Отсутствие напряженности внутри правящего сословия было единственным гарантом стабильности всей системы. Поэтому основной заботой всех властных структур Спарты было поддержание традиционного modus’а vivendi. Все спартанские преобразования архаической эпохи были направлены к созданию сбалансированной политической системы. Поэтому так часто мы сталкиваемся с политическими компромиссами, неизбежными в обществах, стабильность которых гарантировало только кастовое единство правящего сословия. Так появление эфората как высшей правительственной коллегии означало, что спартанское общество смогло найти приемлемый для всех компромисс без радикальных социальных потрясений. За высшей аристократией, политическими лидерами которой оставались цари, сохранилась герусия. Противовесом герусии и царям стал эфорат, куда мог попасть любой «рядовой» спартиат. Таким образом апелла стала полем воздействия двух равновеликих сил, герусии, с одной стороны, и эфората, с другой. Причем передача в сер. VI в. до н. э. председательства в герусии от царей к эфорам означала очередной важный компромисс между аристократией и рядовыми членами гражданского коллектива, надолго обеспечивший Спарте гражданский мир. Таким образом, Спарте путем комбинации древних и вновь созданных полисных институтов удалось создать устойчивую систему, все элементы которой были спаяны в единый блок. Характер деятельности отдельных правящих структур Спарты мы рассмотрим в соответствующих разделах хрестоматии.

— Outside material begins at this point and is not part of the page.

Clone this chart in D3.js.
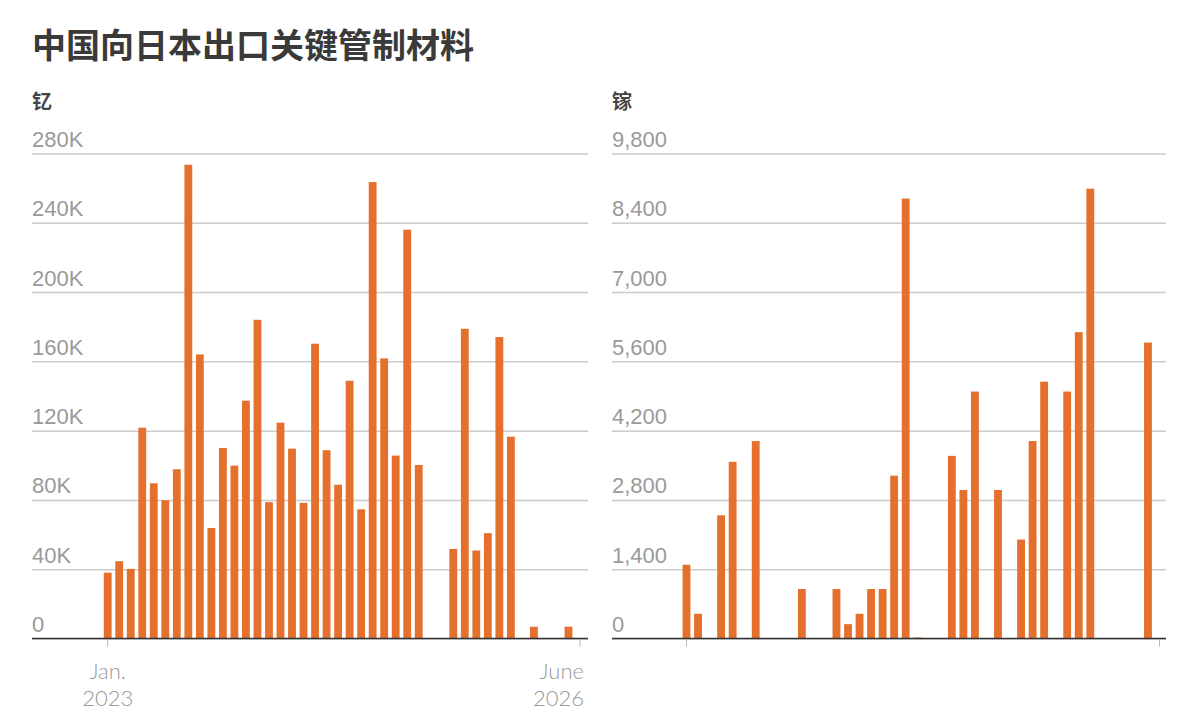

Что касается политического строя Спарты, то античная традиция единодушно причисляла Спарту к олигархическим полисам. Недаром, в историческое время Спарта всегда поддерживала олигархические режимы. И такой подход к Спарте как безусловно олигархическому государству кажется абсолютно верным. Внутри спартанского гражданского коллектива не было демоса в античном понимании этого слова. Поэтому говорить о демократии в отношении Спарты, как это делают некоторые современные ученые, значит отстаивать парадоксальную точку зрения. Спартанская военная элита, именующая себя «равными», конечно, не была однородна, но степень ее неоднородности приблизительно такая же, как между простым и титулованным дворянством в Российской империи.